Problem requirements | Please copy the lines below exactly, from the first one through the line showing "yscale = alt.Scale(domain=[0, 50], nice=False)".

Data shown |
=====
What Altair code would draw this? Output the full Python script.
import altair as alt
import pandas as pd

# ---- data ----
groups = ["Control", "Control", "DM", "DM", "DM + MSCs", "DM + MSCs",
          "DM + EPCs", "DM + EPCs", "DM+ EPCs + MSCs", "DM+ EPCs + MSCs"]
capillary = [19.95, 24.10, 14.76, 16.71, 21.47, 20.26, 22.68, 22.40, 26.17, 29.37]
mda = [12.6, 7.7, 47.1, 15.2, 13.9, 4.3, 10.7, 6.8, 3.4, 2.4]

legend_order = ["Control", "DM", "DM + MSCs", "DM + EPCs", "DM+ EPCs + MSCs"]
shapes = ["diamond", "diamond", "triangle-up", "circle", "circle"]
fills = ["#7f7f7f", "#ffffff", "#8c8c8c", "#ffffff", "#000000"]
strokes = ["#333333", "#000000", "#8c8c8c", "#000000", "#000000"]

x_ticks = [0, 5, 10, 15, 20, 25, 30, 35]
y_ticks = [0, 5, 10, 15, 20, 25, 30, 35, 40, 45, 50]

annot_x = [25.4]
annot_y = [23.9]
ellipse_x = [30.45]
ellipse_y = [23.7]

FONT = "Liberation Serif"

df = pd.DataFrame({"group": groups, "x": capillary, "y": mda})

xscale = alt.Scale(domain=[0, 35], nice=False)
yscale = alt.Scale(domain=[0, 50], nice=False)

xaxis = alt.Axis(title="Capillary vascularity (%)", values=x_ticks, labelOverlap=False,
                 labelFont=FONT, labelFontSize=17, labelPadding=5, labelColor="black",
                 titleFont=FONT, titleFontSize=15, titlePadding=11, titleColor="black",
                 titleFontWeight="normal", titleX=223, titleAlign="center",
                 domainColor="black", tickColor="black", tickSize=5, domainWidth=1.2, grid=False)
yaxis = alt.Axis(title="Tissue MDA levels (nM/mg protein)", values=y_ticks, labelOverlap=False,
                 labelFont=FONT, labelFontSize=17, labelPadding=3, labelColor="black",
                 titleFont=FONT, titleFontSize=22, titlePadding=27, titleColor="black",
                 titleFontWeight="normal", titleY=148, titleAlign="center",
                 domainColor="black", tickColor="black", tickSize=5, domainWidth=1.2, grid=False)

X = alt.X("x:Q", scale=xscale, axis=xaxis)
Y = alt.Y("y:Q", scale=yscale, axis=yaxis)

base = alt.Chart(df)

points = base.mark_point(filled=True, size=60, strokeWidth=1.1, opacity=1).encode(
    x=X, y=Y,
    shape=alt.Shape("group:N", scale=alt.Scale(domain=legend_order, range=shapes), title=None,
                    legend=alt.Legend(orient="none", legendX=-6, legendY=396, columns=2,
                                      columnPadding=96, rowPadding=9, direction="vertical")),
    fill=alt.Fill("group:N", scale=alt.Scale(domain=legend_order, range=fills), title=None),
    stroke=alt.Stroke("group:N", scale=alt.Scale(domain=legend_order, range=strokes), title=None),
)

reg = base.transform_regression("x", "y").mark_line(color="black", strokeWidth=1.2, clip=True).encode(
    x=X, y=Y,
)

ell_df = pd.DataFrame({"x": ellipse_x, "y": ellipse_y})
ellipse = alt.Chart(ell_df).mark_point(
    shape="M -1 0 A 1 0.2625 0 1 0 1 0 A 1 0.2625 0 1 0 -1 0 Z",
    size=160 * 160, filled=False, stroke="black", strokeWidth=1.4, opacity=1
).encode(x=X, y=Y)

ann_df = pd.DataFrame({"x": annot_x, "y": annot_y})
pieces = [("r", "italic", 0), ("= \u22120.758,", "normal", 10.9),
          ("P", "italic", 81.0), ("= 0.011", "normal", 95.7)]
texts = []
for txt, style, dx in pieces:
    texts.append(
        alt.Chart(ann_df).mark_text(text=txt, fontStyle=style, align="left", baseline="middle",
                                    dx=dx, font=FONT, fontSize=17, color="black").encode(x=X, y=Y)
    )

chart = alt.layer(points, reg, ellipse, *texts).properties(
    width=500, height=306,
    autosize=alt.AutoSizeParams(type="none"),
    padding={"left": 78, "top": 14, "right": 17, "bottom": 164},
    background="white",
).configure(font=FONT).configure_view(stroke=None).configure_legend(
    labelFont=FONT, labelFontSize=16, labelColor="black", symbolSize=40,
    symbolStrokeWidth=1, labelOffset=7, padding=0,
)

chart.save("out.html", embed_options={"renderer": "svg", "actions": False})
=====
Response to the exercise |
What Altair code would draw this? Output the full Python script.
import altair as alt
import pandas as pd

# ---- data ----
groups = ["Control", "Control", "DM", "DM", "DM + MSCs", "DM + MSCs",
          "DM + EPCs", "DM + EPCs", "DM+ EPCs + MSCs", "DM+ EPCs + MSCs"]
capillary = [19.95, 24.10, 14.76, 16.71, 21.47, 20.26, 22.68, 22.40, 26.17, 29.37]
mda = [12.6, 7.7, 47.1, 15.2, 13.9, 4.3, 10.7, 6.8, 3.4, 2.4]

legend_order = ["Control", "DM", "DM + MSCs", "DM + EPCs", "DM+ EPCs + MSCs"]
shapes = ["diamond", "diamond", "triangle-up", "circle", "circle"]
fills = ["#7f7f7f", "#ffffff", "#8c8c8c", "#ffffff", "#000000"]
strokes = ["#333333", "#000000", "#8c8c8c", "#000000", "#000000"]

x_ticks = [0, 5, 10, 15, 20, 25, 30, 35]
y_ticks = [0, 5, 10, 15, 20, 25, 30, 35, 40, 45, 50]

annot_x = [25.4]
annot_y = [23.9]
ellipse_x = [30.45]
ellipse_y = [23.7]

FONT = "Liberation Serif"

df = pd.DataFrame({"group": groups, "x": capillary, "y": mda})

xscale = alt.Scale(domain=[0, 35], nice=False)
yscale = alt.Scale(domain=[0, 50], nice=False)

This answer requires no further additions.